Task details ::
Retype the data exactly, from its first line to the line containing "1420, 1440, 1460, 1480, 1500]", including both, and skip any picture.

• • • • •

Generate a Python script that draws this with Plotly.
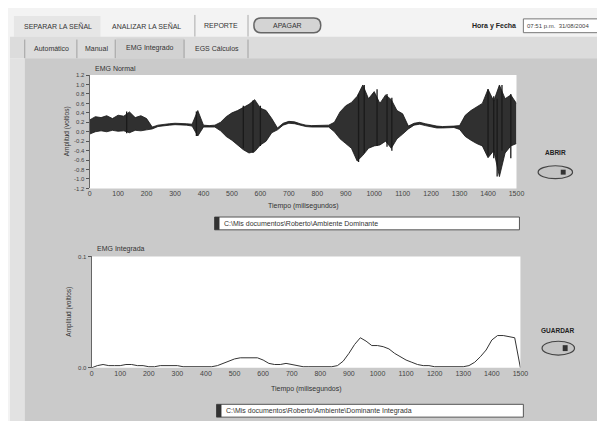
import plotly.graph_objects as go

# ---------------- data ----------------
t_ms = [0, 20, 40, 60, 80, 100, 120, 140, 160, 180, 200, 220, 240, 260, 280, 300,
        320, 340, 360, 380, 400, 420, 440, 460, 480, 500, 520, 540, 560, 580, 600,
        620, 640, 660, 680, 700, 720, 740, 760, 780, 800, 820, 840, 860, 880, 900,
        920, 940, 960, 980, 1000, 1020, 1040, 1060, 1080, 1100, 1120, 1140, 1160,
        1180, 1200, 1220, 1240, 1260, 1280, 1300, 1320, 1340, 1360, 1380, 1400,
        1420, 1440, 1460, 1480, 1500]

emg_upper = [0.25, 0.32, 0.30, 0.34, 0.28, 0.35, 0.33, 0.42, 0.30, 0.34, 0.28, 0.10,
             0.14, 0.16, 0.17, 0.18, 0.18, 0.17, 0.16, 0.45, 0.14, 0.13, 0.14, 0.20,
             0.32, 0.40, 0.45, 0.52, 0.58, 0.68, 0.50, 0.45, 0.28, 0.08, 0.18, 0.22,
             0.21, 0.17, 0.14, 0.13, 0.13, 0.13, 0.14, 0.20, 0.42, 0.55, 0.62, 0.75,
             0.99, 0.70, 0.85, 0.60, 0.78, 0.68, 0.45, 0.38, 0.12, 0.18, 0.20, 0.17,
             0.14, 0.12, 0.11, 0.11, 0.12, 0.13, 0.35, 0.45, 0.52, 0.60, 0.90, 0.65,
             0.99, 0.70, 0.78, 0.60]

emg_lower = [-0.05, 0.00, 0.02, 0.00, 0.03, 0.01, 0.02, -0.02, 0.03, 0.02, 0.04, 0.06,
             0.11, 0.13, 0.14, 0.15, 0.15, 0.14, 0.12, -0.09, 0.10, 0.10, 0.10, 0.02,
             -0.10, -0.18, -0.28, -0.38, -0.45, -0.42, -0.28, -0.20, -0.02, 0.04, 0.14,
             0.18, 0.17, 0.14, 0.11, 0.10, 0.10, 0.10, 0.10, 0.00, -0.15, -0.25, -0.35,
             -0.62, -0.50, -0.35, -0.30, -0.28, -0.20, -0.35, -0.15, -0.05, 0.06, 0.14,
             0.16, 0.13, 0.10, 0.08, 0.08, 0.08, 0.09, 0.05, -0.10, -0.18, -0.25, -0.30,
             -0.55, -0.40, -0.95, -0.45, -0.30, -0.25]

# individual tall spikes visible inside the bursts
spike_t = [130, 375, 540, 574, 600, 945, 965, 1010, 1045, 1062, 1400, 1420, 1432, 1449, 1480]
spike_hi = [0.43, 0.43, 0.55, 0.66, 0.55, 0.80, 0.99, 0.90, 0.80, 0.72, 0.90, 0.75, 0.70, 0.99, 0.80]
spike_lo = [-0.03, -0.09, -0.35, -0.45, -0.30, -0.64, -0.45, -0.30, -0.32, -0.40, -0.50, -0.56, -0.95, -0.40, -0.56]

emg_int = [0.000, 0.002, 0.003, 0.002, 0.002, 0.002, 0.003, 0.003, 0.002, 0.002, 0.001,
           0.001, 0.002, 0.002, 0.002, 0.002, 0.001, 0.001, 0.001, 0.001, 0.001, 0.001,
           0.002, 0.004, 0.006, 0.008, 0.009, 0.009, 0.009, 0.009, 0.007, 0.004, 0.003,
           0.003, 0.004, 0.003, 0.002, 0.001, 0.001, 0.001, 0.001, 0.001, 0.001, 0.002,
           0.006, 0.013, 0.021, 0.027, 0.024, 0.020, 0.020, 0.019, 0.017, 0.013, 0.010,
           0.007, 0.005, 0.003, 0.002, 0.002, 0.001, 0.001, 0.001, 0.001, 0.001, 0.001,
           0.002, 0.005, 0.010, 0.016, 0.025, 0.029, 0.029, 0.028, 0.027, 0.000]

x_ticks = [0, 100, 200, 300, 400, 500, 600, 700, 800, 900, 1000, 1100, 1200, 1300, 1400, 1500]
y1_ticks = [-1.2, -1.0, -0.8, -0.6, -0.4, -0.2, 0.0, 0.2, 0.4, 0.6, 0.8, 1.0, 1.2]
y1_labels = ["-1.2", "-1.0", "-0.8", "-0.6", "-0.4", "-0.2", "0.0", "0.2", "0.4", "0.6", "0.8", "1.0", "1.2"]
y2_ticks = [0.0, 0.1]
y2_labels = ["0.0", "0.1"]

# ---------------- figure ----------------
W, H = 605, 421
FONT = "Liberation Sans"


def px(x):
    return x / W


def py(y):
    return 1 - y / H


fig = go.Figure()

fig.add_trace(go.Scatter(x=t_ms, y=emg_lower, mode="lines",
                         line=dict(color="#151515", width=0.8),
                         xaxis="x", yaxis="y", showlegend=False, hoverinfo="skip"))
fig.add_trace(go.Scatter(x=t_ms, y=emg_upper, mode="lines", fill="tonexty",
                         fillcolor="rgba(30,30,30,0.92)",
                         line=dict(color="#151515", width=0.8),
                         xaxis="x", yaxis="y", showlegend=False, hoverinfo="skip"))

sx, sy = [], []
for t, hi, lo in zip(spike_t, spike_hi, spike_lo):
    sx += [t, t, None]
    sy += [lo, hi, None]
fig.add_trace(go.Scatter(x=sx, y=sy, mode="lines", line=dict(color="#1a1a1a", width=1.3),
                         xaxis="x", yaxis="y", showlegend=False, hoverinfo="skip"))

fig.add_trace(go.Scatter(x=t_ms, y=emg_int, mode="lines",
                         line=dict(color="#333333", width=1),
                         xaxis="x2", yaxis="y2", showlegend=False, hoverinfo="skip"))

tickfont = dict(family=FONT, size=7, color="#444444")

fig.update_layout(
    width=W, height=H,
    margin=dict(l=0, r=0, t=0, b=0),
    paper_bgcolor="#f3f3f3",
    plot_bgcolor="rgba(0,0,0,0)",
    showlegend=False,
    xaxis=dict(domain=[px(81), px(515)], range=[0, 1500], anchor="y",
               tickvals=x_ticks, tickfont=tickfont, showgrid=False, zeroline=False,
               ticks="", showline=False),
    yaxis=dict(domain=[py(180), py(65)], range=[-1.2, 1.2], anchor="x",
               tickvals=y1_ticks, ticktext=y1_labels, tickfont=dict(family=FONT, size=6, color="#444444"),
               showgrid=False, zeroline=False, ticks="outside", ticklen=3,
               tickcolor="#555555", showline=True, linecolor="#666666", linewidth=1),
    xaxis2=dict(domain=[px(83), px(519)], range=[0, 1500], anchor="y2",
                tickvals=x_ticks, tickfont=tickfont, showgrid=False, zeroline=False,
                ticks="", showline=False),
    yaxis2=dict(domain=[py(362), py(249)], range=[0, 0.1], anchor="x2",
                tickvals=y2_ticks, ticktext=y2_labels, tickfont=dict(family=FONT, size=6, color="#444444"),
                showgrid=False, zeroline=False, ticks="outside", ticklen=3,
                tickcolor="#555555", showline=True, linecolor="#666666", linewidth=1),
)

shapes = []


def rect(x0, y0, x1, y1, fill, line=None, lw=0, layer="below"):
    shapes.append(dict(type="rect", xref="paper", yref="paper",
                       x0=px(x0), x1=px(x1), y0=py(y1), y1=py(y0),
                       fillcolor=fill, line=dict(color=line or fill, width=lw), layer=layer))


def vline(x, y0, y1, color="#9a9a9a", w=1):
    shapes.append(dict(type="line", xref="paper", yref="paper",
                       x0=px(x), x1=px(x), y0=py(y0), y1=py(y1),
                       line=dict(color=color, width=w), layer="below"))


# top menu strip
rect(4, 5, 92, 26, "#e6e6e6")
vline(188, 4, 26, "#aaaaaa")
vline(242, 4, 26, "#aaaaaa")
# tab row
rect(0, 26, 605, 48, "#dcdcdc")
rect(108, 28, 177, 48, "#d2d2d2")
for xv in [15, 68, 107, 177, 242]:
    vline(xv, 29, 48, "#a0a0a0")
# left light strip + main panel
rect(0, 48, 15, 421, "#e2e2e2")
rect(15, 48, 602, 417, "#cacaca")
rect(0, 417, 605, 419, "#9c9c9c")
# plot areas (white)
rect(81, 65, 515, 180, "#ffffff")
rect(83, 249, 519, 362, "#ffffff")
# file path boxes
rect(208, 209, 518, 222, "#ffffff", "#555555", 1)
rect(208, 209, 213, 222, "#333333")
rect(210, 399, 522, 412, "#ffffff", "#555555", 1)
rect(210, 399, 215, 412, "#333333")
# date box
rect(522, 8, 604, 22, "#ffffff", "#777777", 1)

# APAGAR button (rounded)
shapes.append(dict(type="path", xref="paper", yref="paper", layer="below",
                   path=("M {a},{b} L {c},{b} Q {d},{b} {d},{e} Q {d},{f} {c},{f} "
                         "L {a},{f} Q {g},{f} {g},{e} Q {g},{b} {a},{b} Z").format(
                       a=px(255), c=px(309), d=px(316), g=px(248),
                       b=py(7), f=py(22), e=py(14.5)),
                   fillcolor="#d4d4d4", line=dict(color="#666666", width=1.5)))

# ABRIR / GUARDAR toggle buttons
for (cx0, cy0, cx1, cy1) in [(537, 157, 572, 170), (541, 335, 574, 349)]:
    shapes.append(dict(type="circle", xref="paper", yref="paper", layer="above",
                       x0=px(cx0), x1=px(cx1), y0=py(cy1), y1=py(cy0),
                       fillcolor="#c4c4c4", line=dict(color="#444444", width=1.2)))
    rect(cx1 - 12, cy0 + 4, cx1 - 7, cy1 - 4, "#333333", layer="above")

fig.update_layout(shapes=shapes)

anns = []


def text(x, y, s, size=7, color="#333333", anchor="left", bold=False, angle=0):
    anns.append(dict(xref="paper", yref="paper", x=px(x), y=py(y), text=("<b>%s</b>" % s) if bold else s,
                     showarrow=False, xanchor=anchor, yanchor="middle", textangle=angle,
                     font=dict(family=FONT, size=size, color=color)))


text(49, 15, "SEPARAR LA SEÑAL", 7, "#333333", "center")
text(139, 15, "ANALIZAR LA SEÑAL", 7, "#333333", "center")
text(215, 15, "REPORTE", 7, "#333333", "center")
text(282, 14.5, "APAGAR", 7, "#333333", "center")
text(492, 15, "Hora y Fecha", 7, "#222222", "center", bold=True)
text(524, 15, "07:51 p.m.  31/08/2004", 6, "#444444", "left")

text(42, 38, "Automático", 7, "#333333", "center")
text(88, 38, "Manual", 7, "#333333", "center")
text(142, 38, "EMG Integrado", 7, "#333333", "center")
text(210, 38, "EGS Cálculos", 7, "#333333", "center")

text(84, 58, "EMG Normal", 7, "#333333", "left")
text(86, 241, "EMG Integrada", 7, "#333333", "left")

text(58, 122, "Amplitud (voltios)", 6.5, "#333333", "center", angle=-90)
text(60, 305, "Amplitud (voltios)", 6.5, "#333333", "center", angle=-90)
text(298, 198, "Tiempo (milisegundos)", 7, "#333333", "center")
text(301, 383, "Tiempo (milisegundos)", 7, "#333333", "center")

text(216, 215.5, "C:\\Mis documentos\\Roberto\\Ambiente Dominante", 7, "#333333", "left")
text(218, 405.5, "C:\\Mis documentos\\Roberto\\Ambiente\\Dominante Integrada", 7, "#333333", "left")

text(555, 144, "ABRIR", 6.5, "#222222", "center", bold=True)
text(557, 324, "GUARDAR", 6.5, "#222222", "center", bold=True)

fig.update_layout(annotations=anns)

fig.write_html("out.html")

• • • • •

Final result ::
Generate a Python script that draws this with Plotly.
import plotly.graph_objects as go

# ---------------- data ----------------
t_ms = [0, 20, 40, 60, 80, 100, 120, 140, 160, 180, 200, 220, 240, 260, 280, 300,
        320, 340, 360, 380, 400, 420, 440, 460, 480, 500, 520, 540, 560, 580, 600,
        620, 640, 660, 680, 700, 720, 740, 760, 780, 800, 820, 840, 860, 880, 900,
        920, 940, 960, 980, 1000, 1020, 1040, 1060, 1080, 1100, 1120, 1140, 1160,
        1180, 1200, 1220, 1240, 1260, 1280, 1300, 1320, 1340, 1360, 1380, 1400,
        1420, 1440, 1460, 1480, 1500]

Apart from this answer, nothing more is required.